CSA - Z32:21
Electrical safety and essential electrical systems in health care facilities
|Publication Date:||1 January 2021|
|ICS Code (Medical sciences and health care facilities in general):||11.020|
|ICS Code (Medical equipment):||11.040|
This Standard deals with the following subjects:
a) electrical safety associated with health care provision; and
b) essential electrical systems for health care facilities.
Note: See Clause 3 for the definition of "health care facility".
This Standard is not intended to apply to veterinary facilities, although its electrical safety principles could prove useful in the design, construction, and operation of such facilities.
Uninterruptible power systems
Uninterruptible power systems (UPS), which may be used for specific critical applications, are not covered by this Standard.
Note: If a UPS is used within a health care facility, refer to Annex K for more information.
Relationship to the Canadian Electrical Code
Provisions of this Standard are supplementary to the installation requirements specified in Sections 24 and 52 of CSA C22.1, Canadian Electrical Code, Part I, and require compliance with Canadian Electrical Code, Part II standards.
This Standard applies to
a) patient care areas of Class A, Class B, and Class C health care facilities; and
b) areas outside health care facilities that are intended for patient diagnosis, treatment, or care involving intentional electrical contact of any kind between patients and medical electrical equipment.
This Standard applies to
a) medical electrical equipment;
c) patient-owned electrical devices; and
d) the use and management of the equipment and installations in patient care areas.
The electrical equipment described in Items a) to c) can be portable or permanently connected.
Aspects of electrical safety
This Standard deals principally with safety from the hazards of electric shock (see Annex A). Other aspects of electrical safety, such as fires and interference with proper operation, are also addressed.
Note: The Canadian Electrical Code, Part I, specifies the minimum requirements for a safe building electrical installation for supplying utilization equipment in patient care areas, but does not specify requirements for the number, arrangement, and circuit loading of branch circuits and receptacles required for the procedures to be performed. Neither does it state requirements for the use and maintenance of such installations. This Standard builds on the requirements of the Canadian Electrical Code, Part I, and provides this additional information.
Medical risks or benefits
The medical purposes, risks, or benefits of procedures or equipment are the professional responsibility of health care practitioners and, therefore, are beyond the scope of this Standard, which provides general guidelines to ensure the safe use of electrically operated equipment.

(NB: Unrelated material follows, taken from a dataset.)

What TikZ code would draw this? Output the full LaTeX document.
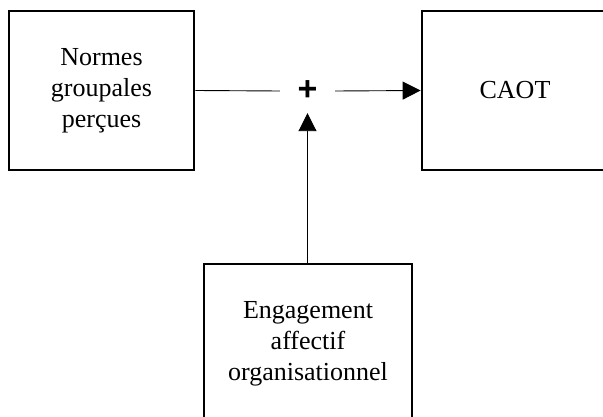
\documentclass[tikz,border=0pt]{standalone}
\usepackage{fontspec}
\setmainfont{Liberation Serif}
\newfontfamily\plusfont{Liberation Sans}
\usetikzlibrary{arrows.meta}
\begin{document}
\begin{tikzpicture}[x=1pt,y=-1pt,
  boxnode/.style={draw,line width=2.8pt,inner sep=0pt,align=center,
    minimum height=159pt,font=\fontsize{26}{31}\selectfont},
  conn/.style={line width=0.9pt},
  arr/.style={conn,-{Triangle[length=18pt,width=18pt]}}]
\useasboundingbox (0,0) rectangle (603,417);
\clip (0,0) rectangle (603,417);
\fill[white] (0,0) rectangle (603,417);
\node[boxnode,minimum width=185pt] (nps) at (101.5,90.5) {Normes\\groupales\\perçues};
\node[boxnode,minimum width=186pt] (caot) at (515,90.5) {CAOT};
\node[boxnode,minimum width=208pt] (eng) at (308,343.5) {Engagement\\affectif\\organisationnel};
\node[inner sep=0pt,minimum width=55pt,minimum height=44pt,
  font=\plusfont\bfseries\fontsize{34}{34}\selectfont] (plus) at (307.5,91) {+};
\draw[conn] (nps.east) -- (plus.west);
\draw[arr] (plus.east) -- (caot.west);
\draw[arr] (eng.north -| plus.south) -- (plus.south);
\end{tikzpicture}
\end{document}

Building electrical installations
This Standard applies to electrical installations in patient care areas of health care facilities.
Essential electrical systems
Clause 6 applies to the design, installation, operation, and maintenance of the normal and emergency supply required to provide electrical power to those portions of a health care facility's electrical system in which the interruption of the normal supply can jeopardize effective and safe patient care, the safety of health care facility staff, and public safety. Aspects of emergency electrical power supply systems not covered by Clause 6 are covered by CSA C282.
UPS units are not considered an emergency supply source in accordance with Clause 6 of this Standard and in accordance with Rule 24-306 of the Canadian Electrical Code, Part I.
Note: Some health care facilities have added, or are considering adding, UPS to essential electrical systems to provide improved supply continuity for specific areas or equipment. Annex K describes factors that should be considered by health care facility administration for use of UPS.
In this Standard, "shall" is used to express a requirement, i.e., a provision that the user is obliged to satisfy in order to comply with the standard; "should" is used to express a recommendation or that which is advised but not required; and "may" is used to express an option or that which is permissible within the limits of the Standard.
Notes accompanying clauses do not include requirements or alternative requirements; the purpose of a note accompanying a clause is to separate from the text explanatory or informative material.
Notes to tables and figures are considered part of the table or figure and may be written as requirements.
Annexes are designated normative (mandatory) or informative (non-mandatory) to define their application.